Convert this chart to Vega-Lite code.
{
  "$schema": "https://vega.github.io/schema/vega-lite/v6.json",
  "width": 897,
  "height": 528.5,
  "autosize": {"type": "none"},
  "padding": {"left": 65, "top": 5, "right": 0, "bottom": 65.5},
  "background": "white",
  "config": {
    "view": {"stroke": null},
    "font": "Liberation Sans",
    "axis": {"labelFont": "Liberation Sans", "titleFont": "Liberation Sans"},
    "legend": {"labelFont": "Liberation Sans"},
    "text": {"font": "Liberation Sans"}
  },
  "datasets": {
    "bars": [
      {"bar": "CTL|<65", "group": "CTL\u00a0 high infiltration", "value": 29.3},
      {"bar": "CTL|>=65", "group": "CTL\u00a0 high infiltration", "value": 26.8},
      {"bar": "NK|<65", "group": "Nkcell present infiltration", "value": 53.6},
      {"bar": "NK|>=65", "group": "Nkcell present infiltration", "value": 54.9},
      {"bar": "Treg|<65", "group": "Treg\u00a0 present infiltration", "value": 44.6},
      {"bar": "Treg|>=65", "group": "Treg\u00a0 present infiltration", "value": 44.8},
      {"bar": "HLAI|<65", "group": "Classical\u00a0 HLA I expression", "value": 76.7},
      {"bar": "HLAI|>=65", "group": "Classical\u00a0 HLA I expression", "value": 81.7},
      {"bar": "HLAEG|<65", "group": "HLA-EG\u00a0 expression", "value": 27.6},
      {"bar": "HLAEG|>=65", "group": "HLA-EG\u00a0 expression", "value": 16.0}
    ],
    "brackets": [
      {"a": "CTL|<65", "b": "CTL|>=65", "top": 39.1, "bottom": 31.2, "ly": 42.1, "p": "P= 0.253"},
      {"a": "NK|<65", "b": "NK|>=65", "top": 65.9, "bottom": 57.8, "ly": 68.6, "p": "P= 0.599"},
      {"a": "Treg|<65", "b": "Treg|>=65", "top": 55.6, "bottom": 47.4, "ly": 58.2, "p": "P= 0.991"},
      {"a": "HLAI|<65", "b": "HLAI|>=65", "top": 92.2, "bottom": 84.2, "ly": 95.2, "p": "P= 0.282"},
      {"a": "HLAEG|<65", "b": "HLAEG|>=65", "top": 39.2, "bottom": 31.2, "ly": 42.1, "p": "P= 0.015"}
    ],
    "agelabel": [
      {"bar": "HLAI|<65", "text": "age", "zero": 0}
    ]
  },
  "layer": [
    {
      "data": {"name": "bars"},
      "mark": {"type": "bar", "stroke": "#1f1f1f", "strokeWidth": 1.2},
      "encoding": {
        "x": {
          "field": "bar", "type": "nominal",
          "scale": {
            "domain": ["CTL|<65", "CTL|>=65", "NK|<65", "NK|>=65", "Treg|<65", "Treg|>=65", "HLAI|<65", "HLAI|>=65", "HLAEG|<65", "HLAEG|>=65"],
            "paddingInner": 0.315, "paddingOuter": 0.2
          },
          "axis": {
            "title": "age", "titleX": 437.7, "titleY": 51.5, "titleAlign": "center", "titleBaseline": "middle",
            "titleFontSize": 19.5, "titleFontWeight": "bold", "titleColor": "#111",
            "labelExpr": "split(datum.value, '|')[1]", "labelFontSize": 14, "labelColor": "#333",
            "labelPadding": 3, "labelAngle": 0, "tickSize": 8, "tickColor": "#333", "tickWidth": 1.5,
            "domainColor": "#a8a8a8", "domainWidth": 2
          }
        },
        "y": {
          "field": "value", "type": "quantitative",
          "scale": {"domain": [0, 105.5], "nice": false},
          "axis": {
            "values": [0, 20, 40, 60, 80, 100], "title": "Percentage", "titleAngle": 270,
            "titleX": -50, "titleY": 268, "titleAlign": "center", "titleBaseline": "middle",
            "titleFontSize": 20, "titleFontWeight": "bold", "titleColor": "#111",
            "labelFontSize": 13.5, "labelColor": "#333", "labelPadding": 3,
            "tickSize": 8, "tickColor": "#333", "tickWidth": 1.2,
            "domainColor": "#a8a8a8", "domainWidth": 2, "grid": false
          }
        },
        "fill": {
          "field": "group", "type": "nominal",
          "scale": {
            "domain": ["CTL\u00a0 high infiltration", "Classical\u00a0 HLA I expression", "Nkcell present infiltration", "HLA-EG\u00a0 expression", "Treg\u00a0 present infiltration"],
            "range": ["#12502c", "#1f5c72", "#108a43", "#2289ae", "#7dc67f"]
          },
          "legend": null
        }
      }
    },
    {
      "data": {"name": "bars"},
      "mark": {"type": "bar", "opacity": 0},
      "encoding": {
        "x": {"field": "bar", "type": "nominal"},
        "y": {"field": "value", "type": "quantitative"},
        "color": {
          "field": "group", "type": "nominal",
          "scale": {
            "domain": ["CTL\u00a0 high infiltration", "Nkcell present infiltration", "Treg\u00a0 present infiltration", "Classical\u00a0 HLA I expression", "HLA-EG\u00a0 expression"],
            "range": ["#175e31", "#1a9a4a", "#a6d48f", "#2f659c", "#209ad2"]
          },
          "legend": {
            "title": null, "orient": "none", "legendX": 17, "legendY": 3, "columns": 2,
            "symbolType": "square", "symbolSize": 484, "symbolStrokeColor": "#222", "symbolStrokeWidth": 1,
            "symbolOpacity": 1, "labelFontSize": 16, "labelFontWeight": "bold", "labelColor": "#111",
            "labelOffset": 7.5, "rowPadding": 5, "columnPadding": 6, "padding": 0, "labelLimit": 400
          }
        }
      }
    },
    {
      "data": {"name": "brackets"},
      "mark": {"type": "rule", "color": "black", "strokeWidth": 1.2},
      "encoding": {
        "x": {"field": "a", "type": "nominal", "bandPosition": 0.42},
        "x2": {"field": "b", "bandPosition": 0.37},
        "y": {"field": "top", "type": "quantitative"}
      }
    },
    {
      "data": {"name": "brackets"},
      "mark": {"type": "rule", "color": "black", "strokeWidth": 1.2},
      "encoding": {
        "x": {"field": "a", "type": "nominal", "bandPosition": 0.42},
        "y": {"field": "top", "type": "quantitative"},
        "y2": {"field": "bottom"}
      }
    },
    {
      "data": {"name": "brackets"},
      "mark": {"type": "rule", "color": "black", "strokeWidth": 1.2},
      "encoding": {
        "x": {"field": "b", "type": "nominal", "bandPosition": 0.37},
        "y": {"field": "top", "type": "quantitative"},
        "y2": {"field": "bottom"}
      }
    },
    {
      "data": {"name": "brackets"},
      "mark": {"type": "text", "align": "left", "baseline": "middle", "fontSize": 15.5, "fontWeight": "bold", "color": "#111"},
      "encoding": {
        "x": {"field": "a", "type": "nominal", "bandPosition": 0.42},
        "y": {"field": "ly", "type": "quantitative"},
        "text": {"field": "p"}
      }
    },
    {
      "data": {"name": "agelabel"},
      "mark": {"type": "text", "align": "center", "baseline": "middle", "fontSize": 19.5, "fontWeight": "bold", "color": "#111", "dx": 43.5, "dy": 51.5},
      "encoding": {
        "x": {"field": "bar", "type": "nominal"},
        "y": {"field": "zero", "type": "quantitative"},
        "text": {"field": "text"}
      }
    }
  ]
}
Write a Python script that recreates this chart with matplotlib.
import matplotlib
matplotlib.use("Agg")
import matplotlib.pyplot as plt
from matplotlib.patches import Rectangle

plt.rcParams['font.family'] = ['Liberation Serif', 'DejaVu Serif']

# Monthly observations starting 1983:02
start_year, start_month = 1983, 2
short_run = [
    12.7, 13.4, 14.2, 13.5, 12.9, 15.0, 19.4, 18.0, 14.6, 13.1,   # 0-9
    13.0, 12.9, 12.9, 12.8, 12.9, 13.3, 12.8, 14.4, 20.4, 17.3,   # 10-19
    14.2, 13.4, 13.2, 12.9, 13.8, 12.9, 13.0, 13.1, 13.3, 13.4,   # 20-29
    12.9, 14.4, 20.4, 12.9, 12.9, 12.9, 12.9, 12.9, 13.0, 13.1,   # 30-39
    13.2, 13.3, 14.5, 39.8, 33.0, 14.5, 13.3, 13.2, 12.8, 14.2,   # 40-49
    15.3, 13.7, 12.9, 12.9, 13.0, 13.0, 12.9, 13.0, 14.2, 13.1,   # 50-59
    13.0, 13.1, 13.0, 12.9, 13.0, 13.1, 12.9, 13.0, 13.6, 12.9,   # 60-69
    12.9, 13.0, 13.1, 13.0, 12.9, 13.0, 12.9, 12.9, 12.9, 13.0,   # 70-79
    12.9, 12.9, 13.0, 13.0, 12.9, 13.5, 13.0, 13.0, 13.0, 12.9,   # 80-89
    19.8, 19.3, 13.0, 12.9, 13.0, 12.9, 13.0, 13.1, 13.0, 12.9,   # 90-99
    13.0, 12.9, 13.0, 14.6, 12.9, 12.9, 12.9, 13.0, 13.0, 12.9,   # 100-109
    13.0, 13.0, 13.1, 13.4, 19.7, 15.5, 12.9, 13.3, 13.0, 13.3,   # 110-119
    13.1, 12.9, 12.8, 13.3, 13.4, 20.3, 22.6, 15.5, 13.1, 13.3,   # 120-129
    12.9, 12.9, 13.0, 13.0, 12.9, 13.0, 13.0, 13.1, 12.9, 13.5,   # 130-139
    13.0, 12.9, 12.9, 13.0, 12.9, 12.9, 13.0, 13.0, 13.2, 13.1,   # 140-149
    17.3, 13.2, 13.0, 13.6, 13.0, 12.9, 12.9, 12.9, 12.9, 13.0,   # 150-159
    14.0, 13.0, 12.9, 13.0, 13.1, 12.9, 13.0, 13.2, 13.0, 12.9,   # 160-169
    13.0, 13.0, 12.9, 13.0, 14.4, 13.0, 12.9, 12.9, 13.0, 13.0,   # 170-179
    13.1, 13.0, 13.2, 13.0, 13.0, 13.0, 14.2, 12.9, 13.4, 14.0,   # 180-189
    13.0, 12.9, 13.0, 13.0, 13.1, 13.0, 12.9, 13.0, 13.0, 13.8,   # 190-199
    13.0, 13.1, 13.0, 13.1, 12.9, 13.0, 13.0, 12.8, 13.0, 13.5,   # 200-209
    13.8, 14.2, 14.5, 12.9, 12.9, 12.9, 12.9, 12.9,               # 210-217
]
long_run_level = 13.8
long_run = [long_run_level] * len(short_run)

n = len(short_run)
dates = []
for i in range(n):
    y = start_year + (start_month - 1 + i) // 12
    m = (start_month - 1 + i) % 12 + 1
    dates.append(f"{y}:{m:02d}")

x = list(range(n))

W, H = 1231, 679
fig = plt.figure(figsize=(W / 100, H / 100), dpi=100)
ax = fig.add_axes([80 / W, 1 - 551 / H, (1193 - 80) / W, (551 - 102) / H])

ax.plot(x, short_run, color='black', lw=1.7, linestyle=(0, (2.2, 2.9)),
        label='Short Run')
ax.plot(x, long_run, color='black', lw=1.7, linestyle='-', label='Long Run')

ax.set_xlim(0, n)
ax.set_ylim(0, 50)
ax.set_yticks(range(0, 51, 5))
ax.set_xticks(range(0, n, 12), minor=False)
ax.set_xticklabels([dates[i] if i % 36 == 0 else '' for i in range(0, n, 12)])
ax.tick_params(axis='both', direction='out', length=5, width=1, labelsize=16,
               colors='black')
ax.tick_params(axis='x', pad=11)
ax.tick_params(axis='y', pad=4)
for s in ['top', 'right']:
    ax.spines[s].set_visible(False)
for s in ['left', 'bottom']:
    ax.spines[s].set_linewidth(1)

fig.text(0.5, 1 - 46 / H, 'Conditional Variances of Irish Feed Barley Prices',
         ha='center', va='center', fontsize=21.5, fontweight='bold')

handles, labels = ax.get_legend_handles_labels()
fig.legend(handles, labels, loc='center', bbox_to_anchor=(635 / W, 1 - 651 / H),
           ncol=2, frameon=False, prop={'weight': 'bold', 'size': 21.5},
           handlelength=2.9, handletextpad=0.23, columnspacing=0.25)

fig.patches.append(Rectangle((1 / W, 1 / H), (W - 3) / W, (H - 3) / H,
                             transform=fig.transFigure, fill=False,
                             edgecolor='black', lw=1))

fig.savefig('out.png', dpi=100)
------------
- **SHORT EXERCISE**
Repeat exactly the lines from the one containing "Write a Python" through the one containing "plt.rcParams['font.family'] = ['Liberation", both included, and nothing else.

- **EXERCISE RESULT**
Write a Python script that recreates this chart with matplotlib.
import matplotlib
matplotlib.use("Agg")
import matplotlib.pyplot as plt
from matplotlib.patches import Rectangle

plt.rcParams['font.family'] = ['Liberation Serif', 'DejaVu Serif']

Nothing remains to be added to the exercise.